Back to Journal
storefronten

SEO + i18n: canonical URLs on a multilingual Storefront

Per-locale URLs, locale-specific canonical, sitemap-per-locale, plus the 12,000-URL Google Search Console lesson on pagination.

The Netorigo Storefront typically serves three locales: Hungarian, English, Chinese. Search-engine indexing here is not trivial: HU-EN is fast, ZH is a different math entirely. Below is the canonical URL strategy, the hreflang config, plus the Google Search Console lesson that taught us about pagination canonicals.

Per-locale URL shapes

The URL structures do not share a path. The Hungarian product page is /termekek/asus-zenbook-14, the English /products/asus-zenbook-14, the Chinese /cn/products/asus-zenbook-14. Deliberate: Google treats slug localisation as a ranking signal (Hungarian "feltöltő" is not the same query as English "charger").

The Next.js dynamic route is /[locale]/[section]/[slug], where section translates from a per-locale dictionary ({ hu: 'termekek', en: 'products', zh: 'products' }). getStaticPaths produces the correct path directly — no runtime rewrite layer.

hreflang headers

Every HTML response's head carries the full locale table:

<link rel="alternate" hreflang="hu" href="https://example.com/termekek/asus-zenbook-14" />
<link rel="alternate" hreflang="en" href="https://example.com/products/asus-zenbook-14" />
<link rel="alternate" hreflang="zh" href="https://example.com/cn/products/asus-zenbook-14" />
<link rel="alternate" hreflang="x-default" href="https://example.com/products/asus-zenbook-14" />

x-default is EN — Google falls back to it when the visitor's language is undecidable. Some Hungarian partners want HU as the default, but Google policy says x-default should mark a world-default, not a region-default.

The canonical rule

The <link rel="canonical"> is ALWAYS LOCALE-SPECIFIC. The HU page's canonical is the HU URL, not the EN URL. Plenty of SEO guides find this controversial — many recommend that secondary-locale pages point their canonical at the primary (EN) URL to consolidate link equity.

We DO NOT do that. The arguments:

  1. The Hungarian product page has Hungarian content, for a Hungarian visitor, for a Hungarian conversion. Why would we ask Google to index the English URL instead?
  2. hreflang already says these are equivalent translations. Overriding canonical is redundant and occasionally harmful.
  3. Google's own "International and multilingual sites" documentation recommends exactly this: locale-specific canonical, hreflang-clustered.

Sitemap per locale

Three XML sitemaps: /sitemap-hu.xml, /sitemap-en.xml, /sitemap-zh.xml. A /sitemap.xml index ties them together. Google can discover the full URL set without parsing an 80,000-URL combined sitemap (Google limit is 50,000 URLs per sitemap).

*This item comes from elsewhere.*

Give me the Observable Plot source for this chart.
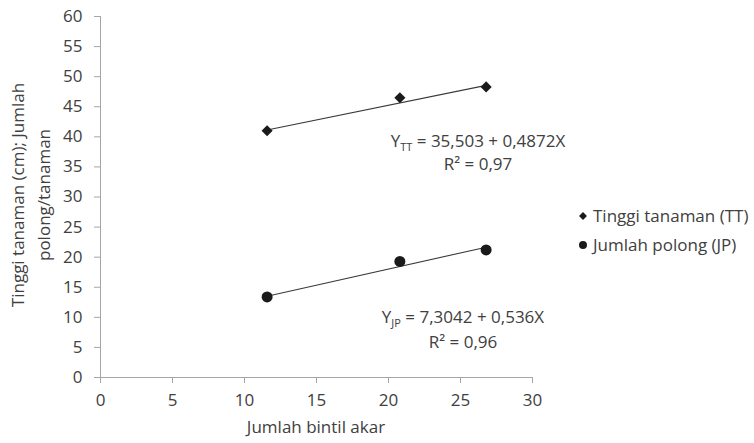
<!DOCTYPE html>
<html>
<head>
<meta charset="utf-8">
<script src="https://cdn.jsdelivr.net/npm/d3@7"></script>
<script src="https://cdn.jsdelivr.net/npm/@observablehq/plot@0.6"></script>
<style>
  html, body { margin: 0; padding: 0; background: #fff; }
  #chart { width: 754px; height: 443px; }
</style>
</head>
<body>
<div id="chart"></div>
<script>
// ---- data ----
const bintil = [11.57, 20.79, 26.78];            // Jumlah bintil akar (x)
const tinggiTanaman = [41.0, 46.5, 48.3];         // Tinggi tanaman (TT)
const jumlahPolong = [13.4, 19.3, 21.2];          // Jumlah polong (JP)
const seriesNames = ["Tinggi tanaman (TT)", "Jumlah polong (JP)"];
const intercepts = [35.503, 7.3042];
const slopes = [0.4872, 0.536];
const eqLabels = [["Y", "TT", " = 35,503 + 0,4872X"], ["Y", "JP", " = 7,3042 + 0,536X"]];
const r2Labels = ["R² = 0,97", "R² = 0,96"];
const xTicks = [0, 5, 10, 15, 20, 25, 30];
const yTicks = [0, 5, 10, 15, 20, 25, 30, 35, 40, 45, 50, 55, 60];
const xTitle = "Jumlah bintil akar";
const yTitle = ["Tinggi tanaman (cm); Jumlah", "polong/tanaman"];

// ---- tables built from arrays ----
const points = [];
bintil.forEach((x, i) => {
  points.push({x, y: tinggiTanaman[i], s: seriesNames[0]});
  points.push({x, y: jumlahPolong[i], s: seriesNames[1]});
});
const xMin = d3.min(bintil), xMax = d3.max(bintil);
const trend = [];
seriesNames.forEach((s, k) => {
  [xMin, xMax].forEach(x => trend.push({x, y: intercepts[k] + slopes[k] * x, s}));
});

const textColor = "#404040";
const axisColor = "#a6a6a6";
const font = "'Open Sans', sans-serif";

const chart = Plot.plot({
  width: 754,
  height: 443,
  marginLeft: 100,
  marginRight: 222,
  marginTop: 16,
  marginBottom: 66,
  style: {fontFamily: font, fontSize: "17px", color: textColor, background: "#fff"},
  x: {domain: [0, 30], label: null},
  y: {domain: [0, 60], label: null},
  symbol: {domain: seriesNames, range: ["diamond2", "circle"]},
  marks: [
    Plot.ruleX([0], {stroke: axisColor, strokeWidth: 1}),
    Plot.ruleY([0], {stroke: axisColor, strokeWidth: 1}),
    Plot.axisY({ticks: yTicks, tickSize: 6, tickPadding: 12, stroke: axisColor, fill: textColor, label: null}),
    Plot.axisX({ticks: xTicks, tickSize: 6, tickPadding: 10, stroke: axisColor, fill: textColor, label: null}),
    Plot.line(trend, {x: "x", y: "y", z: "s", stroke: "#3a3a3a", strokeWidth: 1.1}),
    Plot.dot(points.filter(d => d.s === seriesNames[0]), {x: "x", y: "y", symbol: "s", r: 5, fill: "#1a1a1a", stroke: "none"}),
    Plot.dot(points.filter(d => d.s === seriesNames[1]), {x: "x", y: "y", symbol: "s", r: 5.5, fill: "#1a1a1a", stroke: "none"})
  ]
});

document.getElementById("chart").appendChild(chart);

const svg = d3.select(chart);
const g = svg.append("g").attr("font-family", font).attr("fill", textColor);

// y-axis title (two centered lines, rotated)
const ytxt = g.append("text")
  .attr("transform", "translate(24,195) rotate(-90)")
  .attr("text-anchor", "middle")
  .attr("font-size", 17);
ytxt.append("tspan").attr("x", 0).attr("y", 0).text(yTitle[0]);
ytxt.append("tspan").attr("x", 0).attr("y", 25.5).text(yTitle[1]);

// x-axis title
g.append("text").attr("x", 316).attr("y", 433).attr("text-anchor", "middle")
  .attr("font-size", 17).text(xTitle);

// regression equations
const eqPos = [{x: 478, y: 147, ry: 170}, {x: 463, y: 323, ry: 348}];
eqLabels.forEach((lab, k) => {
  const t = g.append("text").attr("x", eqPos[k].x).attr("y", eqPos[k].y)
    .attr("text-anchor", "middle").attr("font-size", 17);
  t.append("tspan").text(lab[0]);
  t.append("tspan").attr("font-size", 11).attr("dy", 4).text(lab[1]);
  t.append("tspan").attr("dy", -4).text(lab[2]);
  g.append("text").attr("x", eqPos[k].x).attr("y", eqPos[k].ry)
    .attr("text-anchor", "middle").attr("font-size", 17).text(r2Labels[k]);
});

// legend
const legY = [216, 245];
const symbols = [d3.symbol(d3.symbolDiamond2, 40), d3.symbol(d3.symbolCircle, 50)];
seriesNames.forEach((name, k) => {
  g.append("path").attr("d", symbols[k]()).attr("transform", `translate(583,${legY[k]})`).attr("fill", "#1a1a1a");
  g.append("text").attr("x", 593).attr("y", legY[k]).attr("dy", "0.35em")
    .attr("text-anchor", "start").attr("font-size", 17).text(name);
});
</script>
</body>
</html>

The Google Search Console lesson

May 2025: a Search Console report flagged "Duplicate, Google chose different canonical" on ~12,000 URLs. The cause: paginated PLPs (e.g., /products?page=2) used a self-canonical (?page=2), not the base (/products). That is NOT a violation of the canonical rule — but Google's own heuristic often elevates ?page=1 as the true canonical, so pages ?page=2..N effectively lose their indexed identity to the base.

Two options:

  1. All self-canonical: what we did, but it cost us roughly 8,000 of the 12,000.
  2. All base canonical: every ?page=N canonicalises to ?page=1. Some teams do this, but then the products on page N can disappear from search.

We picked option 1 over option 2 because the category-level search targets PLPs anyway; the per-page indexed surfaces are redundant.

The ZH case and what we deferred

The Chinese locale is a different math entirely: currency (CNY), address format (with provinces), payment methods (Alipay, WeChat Pay — neither is Stripe-native). We scoped it late 2025 and deferred the full build. ZH PLPs are indexed (organic SEO is fine), but transactions aren't enabled — the cart shows a "coming soon" label on the buy button because the partner SealedSecrets weren't worth procuring without proof of arbitrage.

The lesson: the SEO surface lives BELOW the physical locale stack, meaning search ranking doesn't presume a full commerce stack underneath. Only the UX gave it away, because the buy button degraded to a placeholder label.